## What needs to be done
Write out, word for word, every line from the first one through the line that holds "False, False, False]", and nothing else; skip the pictures.

## Data segment
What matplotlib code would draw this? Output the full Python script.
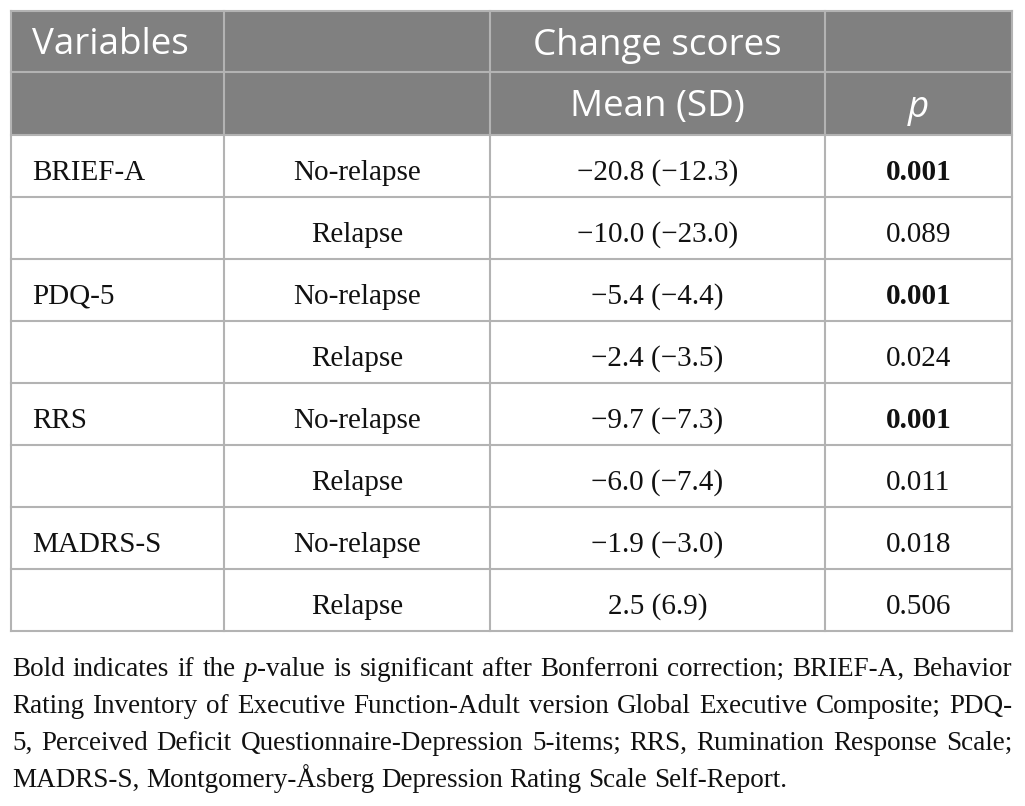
import matplotlib.pyplot as plt
from matplotlib.patches import Rectangle

header1 = ["Variables", "", "Change scores", ""]
header2 = ["", "", "Mean (SD)", "p"]
variables = ["BRIEF-A", "", "PDQ-5", "", "RRS", "", "MADRS-S", ""]
groups = ["No-relapse", "Relapse"] * 4
mean_sd = ["\u221220.8 (\u221212.3)", "\u221210.0 (\u221223.0)",
           "\u22125.4 (\u22124.4)", "\u22122.4 (\u22123.5)",
           "\u22129.7 (\u22127.3)", "\u22126.0 (\u22127.4)",
           "\u22121.9 (\u22123.0)", "2.5 (6.9)"]
p_values = ["0.001", "0.089", "0.001", "0.024", "0.001", "0.011", "0.018", "0.506"]
significant = [True, False, True, False, True, False, False, False]

# caption lines; *...* marks italic
caption = [
    "Bold indicates if the *p*-value is significant after Bonferroni correction; BRIEF-A, Behavior",
    "Rating Inventory of Executive Function-Adult version Global Executive Composite; PDQ-",
    "5, Perceived Deficit Questionnaire-Depression 5-items; RRS, Rumination Response Scale;",
    "MADRS-S, Montgomery-\u00c5sberg Depression Rating Scale Self-Report.",
]

W, H = 1025, 806
fig = plt.figure(figsize=(W / 100, H / 100), dpi=100)
ax = fig.add_axes([0, 0, 1, 1])
ax.set_xlim(0, W)
ax.set_ylim(H, 0)
ax.axis("off")

col_x = [11, 224, 490, 825, 1012]
top = 11
head_h = [61, 63]
row_h = 62
grid_c = "#b3b3b3"
head_c = "#808080"
text_c = "#111111"
serif = "Liberation Serif"
sans = "Open Sans"

# header background
ax.add_patch(Rectangle((col_x[0], top), col_x[-1] - col_x[0], sum(head_h),
                       facecolor=head_c, edgecolor="none", zorder=1))

row_tops = [top, top + head_h[0]]
y = top + sum(head_h)
for i in range(len(groups) + 1):
    row_tops.append(y)
    y += row_h
bottom = row_tops[-1]

# grid lines
for yy in row_tops:
    ax.plot([col_x[0], col_x[-1]], [yy, yy], color=grid_c, lw=1.5, zorder=2,
            solid_capstyle="projecting")
for xx in col_x:
    ax.plot([xx, xx], [top, bottom], color=grid_c, lw=1.5, zorder=2,
            solid_capstyle="projecting")


def cell_x(c):
    if c == 0:
        return col_x[0] + 21, "left"
    return (col_x[c] + col_x[c + 1]) / 2, "center"


# header text
for r, hdr in enumerate([header1, header2]):
    base = row_tops[r] + head_h[r] / 2 + 13
    for c, txt in enumerate(hdr):
        if not txt:
            continue
        x, ha = cell_x(c)
        ax.text(x, base, txt, ha=ha, va="baseline", color="white",
                fontsize=26.5, family=sans,
                style="italic" if txt == "p" else "normal", zorder=3)

# body
for i in range(len(groups)):
    base = row_tops[2 + i] + row_h / 2 + 13.5
    cells = [variables[i], groups[i], mean_sd[i], p_values[i]]
    for c, txt in enumerate(cells):
        if not txt:
            continue
        x, ha = cell_x(c)
        ax.text(x, base, txt, ha=ha, va="baseline", color=text_c,
                fontsize=21, family=serif,
                weight="bold" if (c == 3 and significant[i]) else "normal",
                zorder=3)

# caption, justified
fig.canvas.draw()
renderer = fig.canvas.get_renderer()
cap_left, cap_right = 12, 1012
cap_size = 19.5


def pieces(word):
    out = []
    parts = word.split("*")
    for k, p in enumerate(parts):
        if p:
            out.append((p, k % 2 == 1))
    return out


def width_of(txt, italic):
    t = ax.text(0, 0, txt, fontsize=cap_size, family=serif,
                style="italic" if italic else "normal")
    w = t.get_window_extent(renderer).width
    t.remove()
    return w


space_w = 0.25 * cap_size * 100 / 72
for li, line in enumerate(caption):
    base = 676 + li * 37
    words = line.split(" ")
    widths = [[width_of(p, it) for p, it in pieces(w)] for w in words]
    total = sum(sum(w) for w in widths)
    if li < len(caption) - 1:
        gap = (cap_right - cap_left - total) / (len(words) - 1)
    else:
        gap = space_w
    x = cap_left
    for w, ws in zip(words, widths):
        for (p, it), pw in zip(pieces(w), ws):
            ax.text(x, base, p, ha="left", va="baseline", fontsize=cap_size,
                    family=serif, style="italic" if it else "normal",
                    color=text_c)
            x += pw
        x += gap

fig.savefig("out.png", dpi=100)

## The completed task
What matplotlib code would draw this? Output the full Python script.
import matplotlib.pyplot as plt
from matplotlib.patches import Rectangle

header1 = ["Variables", "", "Change scores", ""]
header2 = ["", "", "Mean (SD)", "p"]
variables = ["BRIEF-A", "", "PDQ-5", "", "RRS", "", "MADRS-S", ""]
groups = ["No-relapse", "Relapse"] * 4
mean_sd = ["\u221220.8 (\u221212.3)", "\u221210.0 (\u221223.0)",
           "\u22125.4 (\u22124.4)", "\u22122.4 (\u22123.5)",
           "\u22129.7 (\u22127.3)", "\u22126.0 (\u22127.4)",
           "\u22121.9 (\u22123.0)", "2.5 (6.9)"]
p_values = ["0.001", "0.089", "0.001", "0.024", "0.001", "0.011", "0.018", "0.506"]
significant = [True, False, True, False, True, False, False, False]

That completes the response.